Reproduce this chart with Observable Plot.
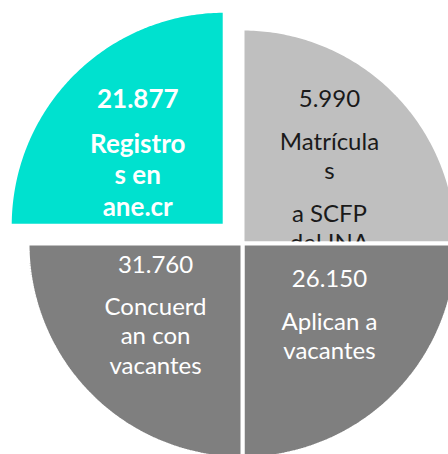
<!DOCTYPE html>
<html><head><meta charset="utf-8">
<script src="https://cdn.jsdelivr.net/npm/d3@7"></script>
<script src="https://cdn.jsdelivr.net/npm/@observablehq/plot@0.6"></script>
<style>html,body{margin:0;padding:0;background:#fff;overflow:hidden}</style>
</head><body><div id="chart"></div>
<script>
// Quadrants, clockwise from 12 o'clock (top-right first)
const categories = ["Matrícula\ns\n\na SCFP\ndel INA", "Aplican a\nvacantes", "Concuerd\nan con\nvacantes", "Registro\ns en\nane.cr"];
const values = [5990, 26150, 31760, 21877];
const colors = ["#BFBFBF", "#7F7F7F", "#7F7F7F", "#00E1CF"];
const textColors = ["#1a1a1a", "#ffffff", "#ffffff", "#ffffff"];
const bold = [false, false, false, true];
const explode = [0, 0, 0, 0.117];

const W = 448, H = 454;
const R = 215;            // pie radius (px)
const cx = 242, cy = 243; // pie centre (px)
const FS = 24, FSB = 26;
const kx = 0.572, ky = 0.474; // label anchor factors

const fmt = d3.formatLocale({decimal: ",", thousands: ".", grouping: [3], currency: ["", ""]}).format(",");

const slices = categories.map((label, i) => {
  const a0 = i * Math.PI / 2, a1 = (i + 1) * Math.PI / 2, am = (a0 + a1) / 2;
  const ox = explode[i] * Math.sin(am), oy = explode[i] * Math.cos(am);
  const pts = [{x: ox, y: oy}];
  const N = 120;
  for (let k = 0; k <= N; k++) {
    const a = a0 + (a1 - a0) * k / N;
    pts.push({x: ox + Math.sin(a), y: oy + Math.cos(a)});
  }
  pts.push({x: ox, y: oy});
  // text lines
  const lineGap = bold[i] ? 31.7 : 29.4, paraGap = bold[i] ? 45 : 42.5;
  const lines = [{t: fmt(values[i]), off: 0}];
  let off = 0;
  const paras = label.split("\n\n");
  paras.forEach((p) => {
    p.split("\n").forEach((ln, j) => {
      off += (j === 0) ? paraGap : lineGap;
      lines.push({t: ln, off});
    });
  });
  const center = off / 2;
  const ax = ox + kx * Math.sin(am), ay = oy + ky * Math.cos(am);
  const texts = lines.map(l => ({x: ax, y: ay - (l.off - center) / R, text: l.t}));
  return {i, pts, texts, mid: Math.cos(am)};
});

const order = slices.slice().sort((a, b) => b.mid - a.mid || b.i - a.i);
const marks = [];
for (const s of order) {
  marks.push(Plot.line(s.pts, {x: "x", y: "y", fill: colors[s.i], stroke: "white", strokeWidth: 4,
    strokeLinejoin: "miter", strokeLinecap: "square", curve: "linear", clip: true}));
  marks.push(Plot.text(s.texts, {x: "x", y: "y", text: "text", fill: textColors[s.i],
    fontSize: bold[s.i] ? FSB : FS, fontWeight: bold[s.i] ? "bold" : "normal", fontFamily: "Lato",
    textAnchor: "middle", lineAnchor: "middle", clip: true}));
}

const chart = Plot.plot({
  width: W, height: H, margin: 0,
  x: {domain: [-cx / R, (W - cx) / R], axis: null},
  y: {domain: [-(H - cy) / R, cy / R], axis: null},
  style: {background: "white"},
  marks
});
document.getElementById("chart").appendChild(chart);
</script>
</body></html>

### WRITTEN TASK
Count how many lines above carry the word "chart". Only the number is required.

### EXERCISE RESULT
4